Entretanto, o último e triste filme do Cine Guarany, ainda não havia sido exibido: o da sua destruição total. E ele não tardou a chegar. O local onde várias gerações costumavam se divertir, principalmente nas tardes de domingo iria virar ruínas. Na esquina da av. Getúlio Vargas com a Sete de Setembro, seu rival e vizinho, o prédio do ex-cine Teatro Politeama (1912-1973), depois de alguns anos funcionando como loja de eletrodomésticos, seria reformado para transformar-se também em agência bancária. As sereias da fachada do Politeama testemunham silenciosas, a queda do companheiro de muitos anos e ficam quietas para também não serem notadas e destruídas. O progresso é implacável com as coisas antigas da cidade. O engenheiro responsável pela demolição do Guarany, disse em tom de deboche que o prédio era feio e que não valia a pena ser restaurado porque estava caindo aos pedaços.

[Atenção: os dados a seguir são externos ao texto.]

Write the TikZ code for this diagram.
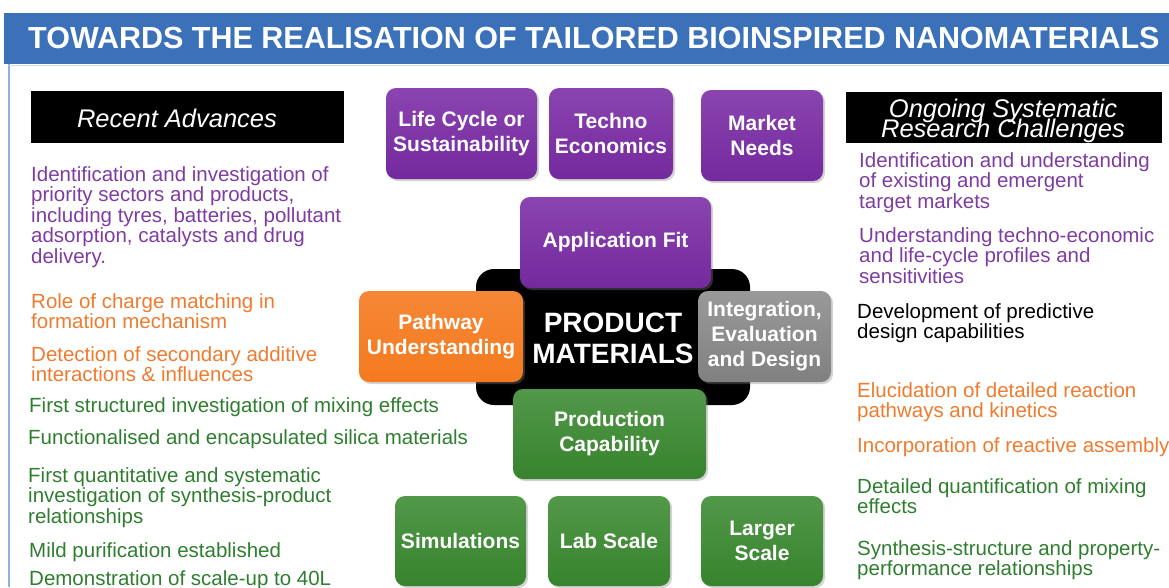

No dia 23 de setembro, quando a demolição do Cine Guarany começa pra valer e com a poeira tomando conta do local, já é possível vislumbrar pedaços de madeira entulhadas de um lado, as telhas de barro português que antes recobriam o teto amontoadas do outro, algumas estão empilhadas na escada de ferro rusticamente trabalhada, onde muitas vezes nas festas de aniversário do Guarany, a criançada subia fazendo tremenda algazarra. Em outro canto, um monte de latas contendo filmes de todos os gêneros: bang-bang, seriados, paixões de Cristo, entre outras, encontram-se espalhadas pelo chão, não servindo mais para projeção, nem como entretenimento. Os operários responsáveis pela demolição são impiedosos e implacáveis, e com suas marretas e picaretas destroem tudo o que vêem pela frente. Alguns fotógrafos registram em suas máquinas os últimos momentos do Guarany, cuja agonia dentro de poucos dias chegaria ao fim, como de fato chegou.

No dia 8 de outubro de 1984, depois de 77 anos de existência, o que restava do prédio do Julieta, do Alcazar e do Guarany era um amontoado de entulhos removidos pelos tratores. Não havia mais nada a fazer. A última sessão do Cinema Guarany chegara ao fim. Hoje, neste ano de 2007, se ainda estivesse existindo, estaria completando 100 anos. Evoé, Guarany!